The difficulty with Schmidhuber's Gödel Machine concerns me because the 
problem with Löb's Theorem seems to generalize to other foundations for 
self-rewriting AI.  Even the simplest consistency under reflection of a 
self-modifying AI would seem to require the AI to believe that if its 
processes assert P, if AI |- P, that is evidence supporting P.  If the AI 
looks at its reflected processes, it will find that the meaning of belief 
P, the causal sequence leading up to the presence of the computational 
tokens representing belief P, is that such-and-such process T proved P.  If 
T's proof of P doesn't seem to the AI to imply P, then why would a 
reflective AI allow T's proof of P to load P as a belief, any more than a 
reflective AI would allow a random number-generator to load beliefs?  But 
if an AI does believe that (AI |- P) -> P, Löb's construction permits an 
automatic proof of P - unless we change one of the other implicit 
assumptions in Löb's argument, or in this whole scenario.

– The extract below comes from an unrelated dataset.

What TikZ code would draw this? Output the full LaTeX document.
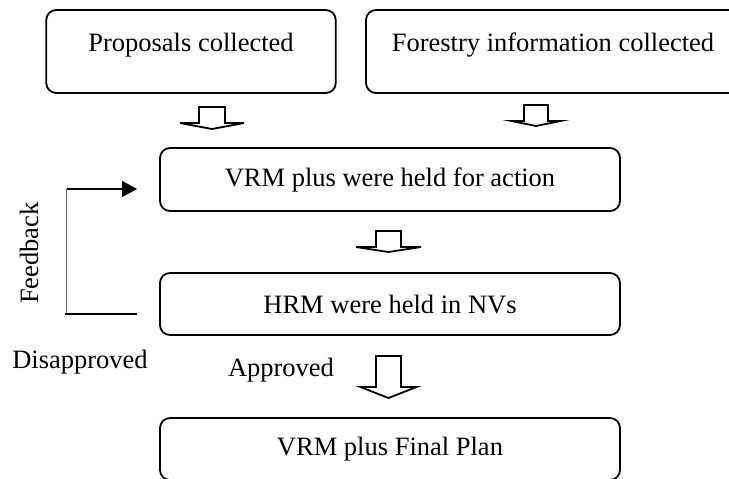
\documentclass[tikz,border=0pt]{standalone}
\usepackage{fontspec}
\setmainfont{Liberation Serif}
\usetikzlibrary{arrows.meta}
\usetikzlibrary{calc}

\tikzset{
    stepbox/.style = {draw, rounded corners = 5pt, line width = 0.9pt,
                      inner sep = 0pt, font = \fontsize{13.25}{16}\selectfont},
    toptext/.style = {text height = 9pt, text depth = 9pt},
    plain/.style   = {inner sep = 0pt, font = \fontsize{13.25}{16}\selectfont},
    blockarrow/.style = {draw, line width = 0.9pt, fill = white, line join = miter},
}

\begin{document}
\begin{tikzpicture}[x = 0.5pt, y = -0.5pt, black]

\useasboundingbox[clip] (0,0) rectangle (729,478);

% boxes
\node[stepbox, toptext, minimum width = 144.75pt, minimum height = 41.5pt] (prop)   at (191,51.5) {Proposals collected};
\node[stepbox, toptext, minimum width = 187pt,    minimum height = 41.5pt] (forest) at (553,51.5) {Forestry information collected};
\node[stepbox, minimum width = 230pt, minimum height = 31.5pt] (action) at (390,179.5) {VRM plus were held for action};
\node[stepbox, minimum width = 230pt, minimum height = 31pt]   (hrm)    at (390,304)   {HRM were held in NVs};
\node[stepbox, minimum width = 230pt, minimum height = 31pt]   (final)  at (390,449)   {VRM plus Final Plan};

% hollow arrows
\foreach \XC/\YTOP/\YHEAD/\YTIP/\WS/\WH in {
                        212/107/123/129/13/32,
                        536/105/121/126/12/24.5,
                        388.5/231/247/252/12.5/32.5,
                        388.5/356/387/398/12.5/28}{
    \draw[blockarrow] (\XC-\WS,\YTOP) -- (\XC+\WS,\YTOP) -- (\XC+\WS,\YHEAD)
        -- (\XC+\WH,\YHEAD) -- (\XC,\YTIP) -- (\XC-\WH,\YHEAD)
        -- (\XC-\WS,\YHEAD) -- cycle;
    };

% feedback loop
\coordinate (fbtop)   at (66.5,189);
\coordinate (fbend)   at (137,189);
\coordinate (fbbot)   at (66.5,314);
\coordinate (fbstart) at (137,314);

\draw[black!60, line width = 0.5pt] (fbtop) -- (fbbot);
\draw[line width = 0.8pt] (fbstart) -- ($(fbbot)+(-2,0)$);
\draw[line width = 0.8pt, -{Triangle[length = 7.5pt, width = 8pt]}] (fbtop) -- (fbend);

\node[plain, rotate = 90] (feedback) at (29,253) {Feedback};
\node[plain] (disapp) at (80,362)  {Disapproved};
\node[plain] (app)    at (281,370) {Approved};

\end{tikzpicture}
\end{document}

All the papers I've scanned so far on reflectivity in theorem-proving 
systems use the old towers-of-meta trick to get around Löb's Theorem.  I 
have not been able to find anything on reflectivity that wraps all the way 
around, the way humans think (but then humans are naively vulnerable to 
Epimenides and Santa Claus paradoxes), or the way a reflectively consistent 
seed AI would have to wrap around.
Lest any despair of AI, remember that humans can think about this stuff 
without going up in flames, ergo it must be possible somehow.
I have tentative ideas about how to resolve this problem, but I was 
wondering if there's anything in the existing literature.  Anything I 
should read on fully wrap-around reflectivity?  Anything out there on 
reflectivity that doesn't invoke the towers-of-meta trick?